Гарик Сукачев рассказал журналу «Москвич» о своей юности.

Я ничего не снимал. Жил с родителями. А флэтов было и так дофига — в основном хаты мальчиков и девочек из обеспеченных семей, где папы и мамы имели определенный вес в обществе — не рабоче-крестьянские родители и не разночинцы, как я. Это были большие квартиры, где мы выпивали, обсуждали Стругацких и новый фильм Тарковского, играли песни, читали стихи.

Потихоньку, до 1980 года (к Олимпиаде всех разогнали), в Москве собирались хиппари. Я их всегда недолюбливал, но так как мой друг покойный Саша Олейник по прозвищу Сталкер писал тексты для «Заката солнца вручную», то я их знал. Они мне были внутренне чужды: я был другим, гиперактивным человеком, а у них все-таки культура, основанная на дзене, христианстве — целый сплав.И я резкий парень, и Ванька резкий (Охлобыстин), мы были еще более резкими ребятами в молодости и, естественно, с ними никак не совпадали.

Я видел, что они меня боялись, потому что у меня нож в кармане, и думали, что я уголовник.

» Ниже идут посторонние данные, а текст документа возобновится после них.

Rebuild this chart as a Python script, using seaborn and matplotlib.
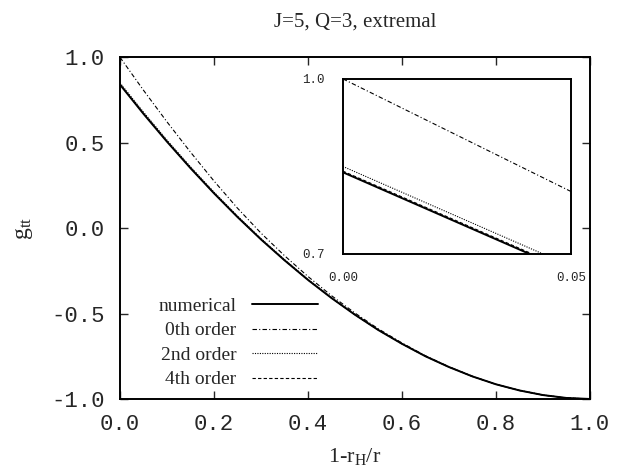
import numpy as np
import matplotlib
matplotlib.use('Agg')
import matplotlib.pyplot as plt
import seaborn as sns

# values
x = [0.00, 0.05, 0.10, 0.15, 0.20, 0.25, 0.30, 0.35, 0.40, 0.45, 0.50,
     0.55, 0.60, 0.65, 0.70, 0.75, 0.80, 0.85, 0.90, 0.95, 1.00]
numerical = [0.840, 0.669, 0.506, 0.351, 0.204, 0.065, -0.066, -0.188, -0.303, -0.409, -0.507,
             -0.597, -0.677, -0.750, -0.813, -0.868, -0.914, -0.950, -0.977, -0.994, -1.000]
order0 = [1.000, 0.807, 0.622, 0.445, 0.276, 0.117, -0.029, -0.161, -0.283, -0.395, -0.497,
          -0.590, -0.672, -0.747, -0.811, -0.867, -0.914, -0.950, -0.977, -0.994, -1.000]
order2 = [0.850, 0.679, 0.515, 0.359, 0.211, 0.071, -0.061, -0.184, -0.300, -0.407, -0.506,
          -0.596, -0.677, -0.750, -0.813, -0.868, -0.914, -0.950, -0.977, -0.994, -1.000]
order4 = [0.842, 0.671, 0.508, 0.353, 0.205, 0.066, -0.065, -0.188, -0.303, -0.409, -0.507,
          -0.597, -0.677, -0.750, -0.813, -0.868, -0.914, -0.950, -0.977, -0.994, -1.000]

labels = ['numerical', '0th order', '2nd order', '4th order']
main_xticks = [0.0, 0.2, 0.4, 0.6, 0.8, 1.0]
main_yticks = [-1.0, -0.5, 0.0, 0.5, 1.0]
inset_xticks = [0.0, 0.05]
inset_yticks = [0.7, 1.0]

sns.set_style('ticks')
plt.rcParams['font.family'] = ['Liberation Serif', 'DejaVu Serif']
plt.rcParams['mathtext.fontset'] = 'custom'
plt.rcParams['mathtext.rm'] = 'Liberation Serif'
plt.rcParams['mathtext.it'] = 'Liberation Serif'

styles = [
    dict(color='black', lw=1.4, ls='-'),
    dict(color='black', lw=0.8, ls=(0, (4, 2, 1, 2))),
    dict(color='black', lw=0.8, ls=(0, (1, 1.2))),
    dict(color='black', lw=0.8, ls=(0, (3, 2))),
]
series = [numerical, order0, order2, order4]

fig = plt.figure(figsize=(6.2, 4.72), dpi=100)
ax = fig.add_axes([0.1935, 0.1547, 0.758, 0.724])

for ys, lab, st in zip(series, labels, styles):
    sns.lineplot(x=x, y=ys, ax=ax, label=lab, **st)

ax.set_xlim(0, 1)
ax.set_ylim(-1, 1)
ax.set_xticks(main_xticks)
ax.set_yticks(main_yticks)
ax.set_xticklabels([f'{v:.1f}' for v in main_xticks], family='Liberation Mono', fontsize=16)
ax.set_yticklabels([f'{v:.1f}' for v in main_yticks], family='Liberation Mono', fontsize=16)
ax.tick_params(direction='in', length=6, width=1, top=True, right=True, pad=11)
for sp in ax.spines.values():
    sp.set_linewidth(1.4)
    sp.set_color('black')

ax.set_title('J=5, Q=3, extremal', fontsize=15, pad=22)
ax.set_xlabel(r'1-r$_\mathrm{H}$/r', fontsize=16, labelpad=8)
ax.set_ylabel(r'g$_\mathrm{tt}$', fontsize=17, labelpad=12)

leg = ax.legend(loc='lower left', bbox_to_anchor=(0.045, -0.02), frameon=False,
                markerfirst=False, alignment='right', fontsize=14,
                handlelength=3.4, handletextpad=0.8, labelspacing=0.35)

# inset zoom near the horizon
axins = fig.add_axes([0.553, 0.4619, 0.368, 0.371])
for ys, st in zip(series, styles):
    sns.lineplot(x=x, y=ys, ax=axins, **st)
axins.set_xlim(0, 0.05)
axins.set_ylim(0.7, 1.0)
axins.set_xticks(inset_xticks)
axins.set_yticks(inset_yticks)
axins.set_xticklabels(['0.00', '0.05'], family='Liberation Mono', fontsize=9)
axins.set_yticklabels(['0.7', '1.0'], family='Liberation Mono', fontsize=9)
axins.tick_params(length=0, pad=13)
for sp in axins.spines.values():
    sp.set_linewidth(1.4)
    sp.set_color('black')

fig.savefig('out.png', dpi=100)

Я такого рода молодежь разубеждать никак не собирался, пару раз в жизни пришлось даже защищать этих ребят — на них нападала урла, которая приезжала в Москву.

В самом раннем отрочестве мы никуда не боялись ездить. В парке Горького были большие драки — 50 на 50 человек, но мы никогда не стремались ездить туда вдвоем-втроем знакомиться с девчонками, мы тушинские, а одно это слово — «Тушино» — производило неизгладимое впечатление в любом месте. Плюс многие в Москве знали, что я за персонаж. Среди молодежи довольно быстро распространяются слухи о том, что появилась какая-то яркая личность в тусовке (я сейчас не о себе). Мне никогда не было интересно бить кому-то в морду, я это не любил, но так как ты живешь в этом мире, то вынужден играть по его правилам. Так не только удаленные районы жили, но и центр.

Вон Петя Мамонов, которого задели заточкой прямо рядом с сердцем…  А драка-то была между центровыми: Петя вообще жил в соседнем доме с Володей Высоцким на Большом Каретном.

По сути у нас было послевоенное детство — когда я родился, с окончания войны прошло всего 14 лет, всего ничего. Соответственно, блатная романтика все тянулась: бандиты, послевоенные, те, кто прошел лагеря — все это так или иначе присутствовало в городской жизни. Потихонечку затихло лишь к 1980-м. А детство, юность…  Это было определением не только Москвы, но и любого города, даже самого маленького, где старший брат сидит, папаша сидит, а из соседнего подъезда мальчик идет со скрипочкой — такое было время. Драться я не люблю по-прежнему и всегда себя клял за это. Но, учитывая мой скверный характер, я очень вспыльчив, случалось. Вспыльчивость вещь плохая: тебя переклинивает, и все — тебе даже не больно.